(Data extracted from a collection)

◇ ◇ ◇ ◇ ◇ ◇ ◇

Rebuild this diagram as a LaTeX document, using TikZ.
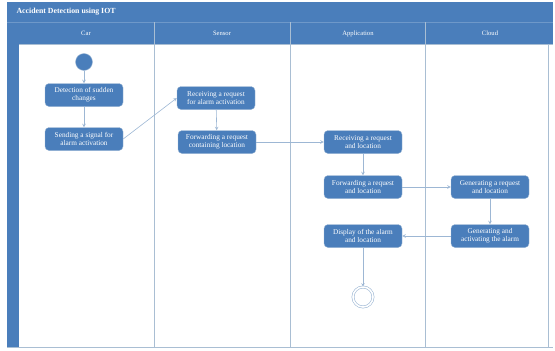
\documentclass[tikz,border=0pt]{standalone}
\usepackage{fontspec}
\setmainfont{Liberation Serif}
\usepackage{tikz}
\usetikzlibrary{shapes}
\usetikzlibrary{arrows}
\usetikzlibrary{positioning}
\definecolor{lanebleu}{HTML}{4A7EBB}
\definecolor{traitbleu}{HTML}{9DB7D4}
\definecolor{bordgris}{HTML}{A9BED3}
\tikzstyle{debut}=[circle,fill=lanebleu,draw=traitbleu,minimum size=17pt,inner sep=0pt]
\tikzstyle{fin}=[circle,draw=traitbleu,double=white,double distance=1.6pt,line width=0.6pt,minimum size=20pt,inner sep=0pt]
\tikzstyle{action}=[rectangle,rounded corners=4pt,draw=traitbleu,fill=lanebleu,text=white,
  minimum width=78pt,minimum height=23pt,inner sep=1pt,align=center,
  font=\fontsize{7.3}{8.2}\selectfont]
\tikzstyle{entete}=[text=white,font=\fontsize{6.6}{7.6}\selectfont]
\tikzstyle{suite}=[->,>=stealth,draw=traitbleu,line width=0.6pt]
\tikzstyle{couloir}=[draw=bordgris,line width=0.8pt]

\begin{document}
\begin{tikzpicture}[x=1pt,y=-1pt]
\useasboundingbox (0,0) rectangle (555,351);
%Cadre et couloirs
\fill[lanebleu] (7,2) rectangle (553,44);
\fill[lanebleu] (7,44) rectangle (19,347);
\draw[couloir] (19,44) -- (553,44);
\draw[draw=lanebleu!80!white,line width=0.5pt] (7,22) -- (553,22);
\foreach \x in {154,290,425}
  \draw[couloir] (\x,22) -- (\x,347);
\draw[couloir] (548,44) -- (548,347);
\draw[couloir] (7,347) -- (553,347);
\node[text=white,anchor=west,font=\bfseries\fontsize{7.8}{9}\selectfont] (titre) at (13,12) {Accident Detection using IOT};
\node[entete] (car) at (86,33) {Car};
\node[entete] (sensor) at (222,33) {Sensor};
\node[entete] (appli) at (358,34) {Application};
\node[entete] (cloud) at (490,33) {Cloud};
%Noeuds
\node[debut] (a) at (84,62) {};
\node[action] (b) at (84,95) {Detection of sudden\\changes};
\node[action] (c) at (84,139) {Sending a signal for\\alarm activation};
\node[action] (d) at (216,98) {Receiving a request\\for alarm activation};
\node[action] (e) at (217,142) {Forwarding a request\\containing location};
\node[action] (f) at (363,142) {Receiving a request\\and location};
\node[action] (g) at (363,187) {Forwarding a request\\and location};
\node[action] (h) at (490,187) {Generating a request\\and location};
\node[action] (i) at (490,236) {Generating and\\activating the alarm};
\node[action] (j) at (363,236) {Display of the alarm\\and location};
\node[fin] (k) at (363,297) {};
%Fleches
\draw[suite] (a) -- (b);
\draw[suite] (b) -- (c);
\draw[suite] (c.east) -- (d.west);
\draw[suite] (d) -- (e);
\draw[suite] (e) -- (f);
\draw[suite] (f) -- (g);
\draw[suite] (g) -- (h);
\draw[suite] (h) -- (i);
\draw[suite] (i) -- (j);
\draw[suite] (j) -- (k);
\end{tikzpicture}
\end{document}
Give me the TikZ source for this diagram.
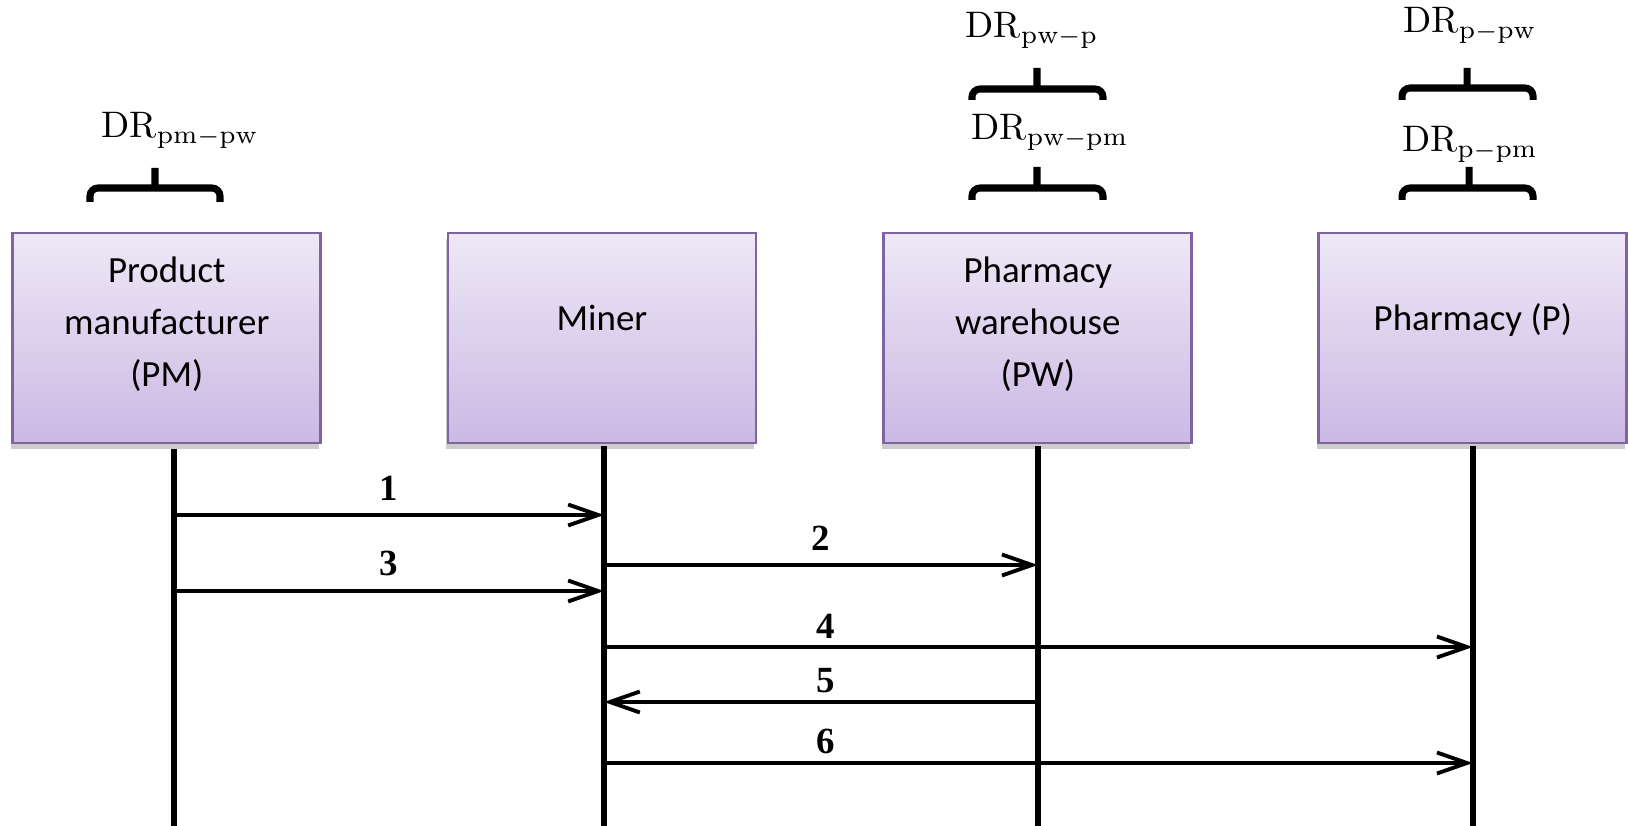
\documentclass[tikz,border=0pt]{standalone}
\usepackage{fontspec}
\newfontfamily\boxfont{Carlito}
\newfontfamily\numfont{Liberation Serif}
\usetikzlibrary{arrows.meta,positioning,shadows}
\definecolor{boxtop}{RGB}{238,232,246}
\definecolor{boxbot}{RGB}{203,185,228}
\definecolor{boxline}{RGB}{128,100,162}
\tikzset{
	>={Straight Barb[length=3mm,width=2.1mm]},
}

\begin{document}
\begin{tikzpicture}[
actor/.style = {rectangle, draw=boxline, line width=0.8pt, top color=boxtop, bottom color=boxbot, minimum width=3.08cm, minimum height=2.1cm, inner sep=0, drop shadow={shadow xshift=-0.2mm, shadow yshift=-0.6mm, opacity=0.4}},
actortext/.style = {align=center, inner sep=0, font=\boxfont\fontsize{10.5}{14.8}\selectfont},
life/.style = {line width=1.7pt},
msg/.style = {->, line width=1.1pt},
num/.style = {font=\numfont\bfseries\fontsize{10.5}{12}\selectfont, inner sep=0},
drlabel/.style = {anchor=base, inner sep=0, font=\fontsize{10.5}{12}\selectfont},
brace/.style = {line width=2pt, rounded corners=0.8mm}]
\useasboundingbox (0,0) rectangle (16.28,-8.26);
% participants
\node[actor] (pm) at (1.668,-3.38) {};
\node[actortext] (pmtext) at ([yshift=1.4mm]pm.center) {Product\\manufacturer\\(PM)};
\node[actor] (miner) at (6.02,-3.38) {};
\node[actortext] (minertext) at ([yshift=2mm]miner.center) {Miner};
\node[actor] (pw) at (10.378,-3.38) {};
\node[actortext] (pwtext) at ([yshift=1.4mm]pw.center) {Pharmacy\\warehouse\\(PW)};
\node[actor] (ph) at (14.728,-3.38) {};
\node[actortext] (phtext) at ([yshift=1.8mm]ph.center) {Pharmacy (P)};
% data requests
\node[drlabel] (drpm) at (1.80,-1.38) {$\mathrm{DR}_{\mathrm{pm}-\mathrm{pw}}$};
\draw[brace] (0.90,-2.02) |- (2.20,-1.88) -- (2.20,-2.02) (1.55,-1.88) -- (1.55,-1.68);
\node[drlabel] (drpwp) at (10.32,-0.38) {$\mathrm{DR}_{\mathrm{pw}-\mathrm{p}}$};
\draw[brace] (9.72,-1.00) |- (11.03,-0.89) -- (11.03,-1.00) (10.37,-0.89) -- (10.37,-0.68);
\node[drlabel] (drpwpm) at (10.50,-1.40) {$\mathrm{DR}_{\mathrm{pw}-\mathrm{pm}}$};
\draw[brace] (9.72,-2.00) |- (11.03,-1.88) -- (11.03,-2.00) (10.37,-1.88) -- (10.37,-1.67);
\node[drlabel] (drppw) at (14.70,-0.33) {$\mathrm{DR}_{\mathrm{p}-\mathrm{pw}}$};
\draw[brace] (14.02,-1.00) |- (15.33,-0.88) -- (15.33,-1.00) (14.67,-0.88) -- (14.67,-0.68);
\node[drlabel] (drppm) at (14.70,-1.52) {$\mathrm{DR}_{\mathrm{p}-\mathrm{pm}}$};
\draw[brace] (14.02,-2.00) |- (15.33,-1.88) -- (15.33,-2.00) (14.69,-1.88) -- (14.69,-1.67);
% lifelines
\coordinate (pmtop) at ([xshift=0.7mm,yshift=-0.5mm]pm.south);
\coordinate (minertop) at ([xshift=0.2mm,yshift=-0.2mm]miner.south);
\coordinate (pwtop) at ([yshift=-0.2mm]pw.south);
\coordinate (phtop) at ([yshift=-0.2mm]ph.south);
\coordinate (pmend) at (pmtop |- 0,-8.26);
\coordinate (minerend) at (minertop |- 0,-8.26);
\coordinate (pwend) at (pwtop |- 0,-8.26);
\coordinate (phend) at (phtop |- 0,-8.26);
\draw[life] (pmtop) -- (pmend);
\draw[life] (minertop) -- (minerend);
\draw[life] (pwtop) -- (pwend);
\draw[life] (phtop) -- (phend);
% messages
\draw[msg] (pmtop |- 0,-5.15) -- (minertop |- 0,-5.15) node[num, midway, above=1.3mm] {1};
\draw[msg] (minertop |- 0,-5.65) -- (pwtop |- 0,-5.65) node[num, midway, above=1.3mm] {2};
\draw[msg] (pmtop |- 0,-5.91) -- (minertop |- 0,-5.91) node[num, midway, above=1.3mm] {3};
\draw[msg] (minertop |- 0,-6.47) -- (phtop |- 0,-6.47) node[num, pos=0.255, above=0.7mm] {4};
\draw[msg] (pwtop |- 0,-7.02) -- (minertop |- 0,-7.02) node[num, pos=0.49, above=0.7mm] {5};
\draw[msg] (minertop |- 0,-7.63) -- (phtop |- 0,-7.63) node[num, pos=0.255, above=0.7mm] {6};
\end{tikzpicture}
\end{document}
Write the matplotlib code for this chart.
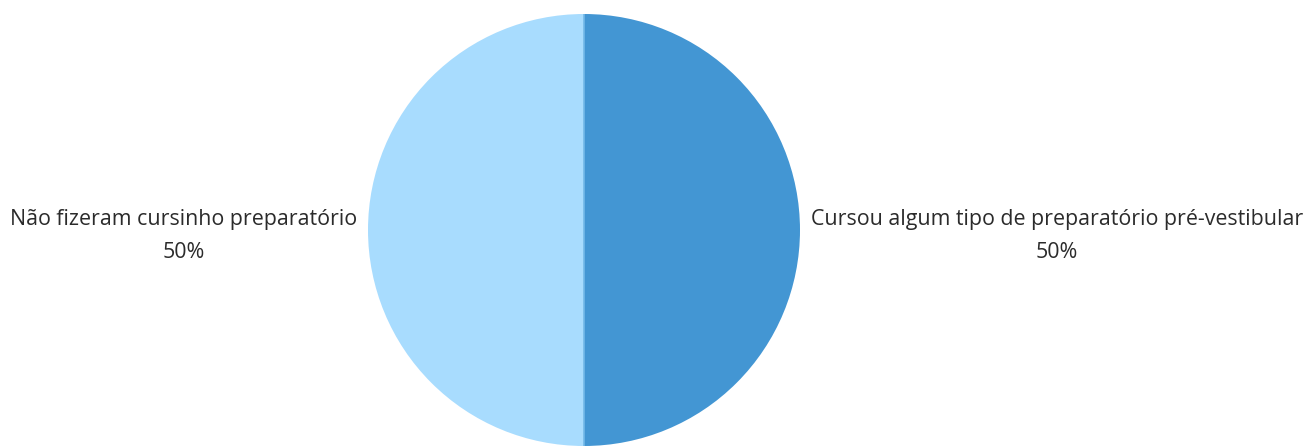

◇ ◇ ◇ ◇ ◇ ◇ ◇

* _WHAT YOU NEED TO DO_: Report only the number of lines in the listing that contain the word "this".

* _ANSWER FOR THE TASK_: 3